Go Neural Network

This project implements a feed-forward neural network in Go, designed to be flexible and adaptable to various datasets. It currently supports training new models and loading pre-trained models for prediction.

Features

• Modular Design: Code is organized into separate packages (cli, data, neuralnetwork, tui) for better maintainability and reusability.
• Dynamic Network Architecture: A feed-forward neural network with a configurable number of hidden layers and neurons per layer.
• Multiple Activation Functions: Supports ReLU, Sigmoid, Tanh, and Linear activation functions for each hidden layer and the output layer.
• Training: Train the neural network using your own CSV data. The data is automatically split into training and testing sets.
• Model Persistence: Save and load trained models to/from model.json files.
• Prediction: Use a loaded model to make predictions on new input data.
• Real-time Visualization: Optional SDL2-based visualization showing network structure, activations, and weight strengths during training.
• He Initialization: Weights are initialized using He initialization.
• Backpropagation: Implements the backpropagation algorithm for training.

Getting Started

To run this application, you need to have Go installed on your system.

1. Clone the repository:

   git clone https://github.com/andrewthecodertx/go-neural-network.git
   cd go-neural-network

2. Run the application:

   The application features a full-screen terminal user interface (TUI).

   go run .

Usage

Upon launching the application, you will be greeted with the main menu. You can navigate through the interface using the arrow keys and press Enter to select an option. Press q or Ctrl+C to quit at any time.

Train New Model

1. Select "Train New Model" from the main menu.
2. The application will automatically find any .csv files in the root directory.
3. Fill out the configuration form:
   • Select CSV File: The number corresponding to the dataset you want to use.
   • Hidden Layers: A comma-separated list of neuron counts for each hidden layer (e.g., 20,20).
   • Hidden Activations: A comma-separated list of activation functions (relu, sigmoid, tanh, linear).
   • Output Activation: The activation function for the output layer.
   • Epochs: The number of training iterations.
   • Learning Rate: The step size for gradient descent.
   • Error Goal: The target error at which training will stop.
   • Enable Visualization: Enter y to enable real-time SDL2 visualization of the network during training.
4. Navigate to the "[ Start Training ]" button and press Enter.
5. If visualization is enabled, an SDL2 window will open showing the network structure with live updates. A progress view will show the current epoch and loss in the terminal.
6. After training, the model will be evaluated on the test set, and the accuracy will be displayed.
7. Once training is complete, you will be prompted to enter a name to save the model. The saved model will be placed in the saved_models/ directory.

Load Model & Predict

1. Select "Load Model & Predict" from the main menu.
2. The application will list all models found in the saved_models/ directory.
3. Fill out the prediction form:
   • Select Model: The number corresponding to the model you want to use.
   • Input Data: A comma-separated list of numerical values for prediction. The number of values must match the model's expected input size.
4. Navigate to the "[ Predict ]" button and press Enter.
5. The calculated prediction will be displayed on the screen.

Datasets

The redwinequality.csv and iris.csv datasets are included as samples. These datasets are from the UCI Machine Learning Repository.
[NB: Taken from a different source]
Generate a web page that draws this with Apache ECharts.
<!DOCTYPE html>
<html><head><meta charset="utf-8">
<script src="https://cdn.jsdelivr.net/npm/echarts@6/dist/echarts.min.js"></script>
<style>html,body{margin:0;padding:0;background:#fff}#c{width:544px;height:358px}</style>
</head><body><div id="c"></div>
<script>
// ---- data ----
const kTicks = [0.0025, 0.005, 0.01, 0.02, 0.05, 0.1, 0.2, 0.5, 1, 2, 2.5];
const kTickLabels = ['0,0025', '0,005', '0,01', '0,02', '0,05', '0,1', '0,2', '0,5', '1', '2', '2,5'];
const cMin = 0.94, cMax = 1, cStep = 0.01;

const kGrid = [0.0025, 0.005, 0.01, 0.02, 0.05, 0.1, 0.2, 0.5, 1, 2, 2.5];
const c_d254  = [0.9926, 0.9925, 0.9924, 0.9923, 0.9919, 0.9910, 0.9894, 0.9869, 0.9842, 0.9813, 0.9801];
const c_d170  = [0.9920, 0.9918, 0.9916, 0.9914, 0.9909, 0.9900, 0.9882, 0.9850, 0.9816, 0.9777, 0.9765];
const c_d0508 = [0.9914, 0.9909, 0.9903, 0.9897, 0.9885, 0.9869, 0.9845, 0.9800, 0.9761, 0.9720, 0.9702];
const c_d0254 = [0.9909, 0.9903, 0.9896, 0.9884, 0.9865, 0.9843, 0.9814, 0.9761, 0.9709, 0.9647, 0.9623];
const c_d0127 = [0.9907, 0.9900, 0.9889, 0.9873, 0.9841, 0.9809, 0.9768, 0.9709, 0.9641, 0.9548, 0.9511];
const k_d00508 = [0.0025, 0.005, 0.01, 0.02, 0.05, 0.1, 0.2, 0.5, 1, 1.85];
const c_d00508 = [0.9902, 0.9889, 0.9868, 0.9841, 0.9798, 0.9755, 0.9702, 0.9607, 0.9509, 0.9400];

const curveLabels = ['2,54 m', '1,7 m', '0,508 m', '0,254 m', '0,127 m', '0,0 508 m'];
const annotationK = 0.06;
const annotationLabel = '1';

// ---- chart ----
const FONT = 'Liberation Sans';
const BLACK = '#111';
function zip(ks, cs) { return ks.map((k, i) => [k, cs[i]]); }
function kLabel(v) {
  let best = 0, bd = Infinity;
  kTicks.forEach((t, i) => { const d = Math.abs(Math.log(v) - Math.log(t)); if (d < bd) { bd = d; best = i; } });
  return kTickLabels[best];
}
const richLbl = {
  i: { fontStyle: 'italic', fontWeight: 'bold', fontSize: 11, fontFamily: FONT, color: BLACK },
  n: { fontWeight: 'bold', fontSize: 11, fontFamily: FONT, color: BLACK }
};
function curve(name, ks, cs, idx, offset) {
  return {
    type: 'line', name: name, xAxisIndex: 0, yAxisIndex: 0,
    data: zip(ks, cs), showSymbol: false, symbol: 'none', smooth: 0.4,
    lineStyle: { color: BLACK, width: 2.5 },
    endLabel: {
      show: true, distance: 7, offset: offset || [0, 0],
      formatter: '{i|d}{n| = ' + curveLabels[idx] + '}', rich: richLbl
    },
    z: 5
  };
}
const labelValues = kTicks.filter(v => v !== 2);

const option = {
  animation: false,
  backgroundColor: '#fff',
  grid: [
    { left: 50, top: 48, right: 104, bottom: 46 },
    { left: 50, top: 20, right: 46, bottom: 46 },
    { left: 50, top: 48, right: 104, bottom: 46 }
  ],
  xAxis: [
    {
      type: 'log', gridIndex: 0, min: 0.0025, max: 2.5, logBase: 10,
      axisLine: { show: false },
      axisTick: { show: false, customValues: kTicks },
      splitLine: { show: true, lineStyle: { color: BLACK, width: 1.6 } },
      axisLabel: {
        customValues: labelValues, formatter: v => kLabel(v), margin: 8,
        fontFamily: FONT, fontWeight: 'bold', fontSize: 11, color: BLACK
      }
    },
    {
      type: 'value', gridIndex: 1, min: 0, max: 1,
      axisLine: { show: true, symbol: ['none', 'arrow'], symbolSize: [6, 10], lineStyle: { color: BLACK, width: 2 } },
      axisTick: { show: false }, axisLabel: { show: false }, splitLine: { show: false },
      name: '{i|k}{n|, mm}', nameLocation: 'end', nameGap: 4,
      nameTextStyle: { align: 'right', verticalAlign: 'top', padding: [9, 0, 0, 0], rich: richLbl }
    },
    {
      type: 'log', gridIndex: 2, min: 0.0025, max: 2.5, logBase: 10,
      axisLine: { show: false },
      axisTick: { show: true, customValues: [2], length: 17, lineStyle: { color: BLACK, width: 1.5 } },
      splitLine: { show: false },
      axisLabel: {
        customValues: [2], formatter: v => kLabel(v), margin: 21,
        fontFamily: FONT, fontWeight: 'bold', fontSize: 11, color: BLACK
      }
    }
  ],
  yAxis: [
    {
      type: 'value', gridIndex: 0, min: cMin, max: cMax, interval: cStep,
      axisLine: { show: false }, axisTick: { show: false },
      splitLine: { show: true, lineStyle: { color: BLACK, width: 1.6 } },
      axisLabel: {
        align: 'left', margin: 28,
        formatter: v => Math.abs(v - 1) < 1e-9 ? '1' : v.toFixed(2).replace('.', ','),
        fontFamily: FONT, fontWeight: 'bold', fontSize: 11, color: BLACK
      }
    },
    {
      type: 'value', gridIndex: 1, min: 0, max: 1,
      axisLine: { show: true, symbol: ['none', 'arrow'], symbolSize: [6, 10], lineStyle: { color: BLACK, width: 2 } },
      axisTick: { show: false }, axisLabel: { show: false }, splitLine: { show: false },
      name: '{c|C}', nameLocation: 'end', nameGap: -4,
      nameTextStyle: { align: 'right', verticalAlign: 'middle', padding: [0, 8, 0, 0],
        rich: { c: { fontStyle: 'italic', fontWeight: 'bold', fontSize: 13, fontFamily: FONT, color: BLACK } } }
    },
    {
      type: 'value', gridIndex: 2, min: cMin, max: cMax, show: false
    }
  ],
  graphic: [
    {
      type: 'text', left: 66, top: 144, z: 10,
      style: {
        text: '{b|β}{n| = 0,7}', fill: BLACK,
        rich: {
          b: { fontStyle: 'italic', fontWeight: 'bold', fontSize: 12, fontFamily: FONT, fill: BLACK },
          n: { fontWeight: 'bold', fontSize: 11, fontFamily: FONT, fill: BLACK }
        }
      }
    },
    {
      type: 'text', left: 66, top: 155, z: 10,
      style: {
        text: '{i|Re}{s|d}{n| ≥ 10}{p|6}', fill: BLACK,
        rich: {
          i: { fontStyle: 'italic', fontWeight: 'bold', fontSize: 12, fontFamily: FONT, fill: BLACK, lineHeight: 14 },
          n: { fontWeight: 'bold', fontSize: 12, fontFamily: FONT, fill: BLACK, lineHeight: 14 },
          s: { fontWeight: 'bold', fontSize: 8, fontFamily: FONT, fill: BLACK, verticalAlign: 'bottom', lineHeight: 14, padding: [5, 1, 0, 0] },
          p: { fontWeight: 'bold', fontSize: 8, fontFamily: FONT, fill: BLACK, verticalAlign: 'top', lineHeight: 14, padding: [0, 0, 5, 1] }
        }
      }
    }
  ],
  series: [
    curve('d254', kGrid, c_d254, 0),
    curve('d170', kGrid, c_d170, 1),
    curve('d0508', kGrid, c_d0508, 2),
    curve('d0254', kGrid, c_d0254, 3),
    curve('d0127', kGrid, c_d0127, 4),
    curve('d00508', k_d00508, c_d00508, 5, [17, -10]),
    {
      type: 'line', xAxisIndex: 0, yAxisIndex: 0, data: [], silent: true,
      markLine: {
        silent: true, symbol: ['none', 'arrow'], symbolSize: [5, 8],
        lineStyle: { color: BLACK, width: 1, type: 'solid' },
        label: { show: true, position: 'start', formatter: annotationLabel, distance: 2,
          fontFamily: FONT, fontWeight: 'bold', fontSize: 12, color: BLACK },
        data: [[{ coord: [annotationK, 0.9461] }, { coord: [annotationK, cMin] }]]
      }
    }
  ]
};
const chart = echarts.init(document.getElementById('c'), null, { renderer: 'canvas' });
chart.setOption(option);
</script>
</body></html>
Citation: P. Cortez, A. Cerdeira, F. Almeida, T. Matos and J. Reis. Modeling wine preferences by data mining from physicochemical properties. In Decision Support Systems, Elsevier, 47(4):547-553, 2009.

Future Enhancements

• Command-Line Arguments: Allow all parameters to be passed via command-line arguments instead of interactive prompts.
• Additional Optimizers: Implement other optimization algorithms like Adam or RMSprop.
• Regularization: Add support for L1/L2 regularization to prevent overfitting.
• Testing: Add a comprehensive test suite.

Contributing

Contributions are welcome! If you'd like to improve this project, feel free to open an issue or submit a pull request.

License

This project is licensed under the terms of the LICENSE file.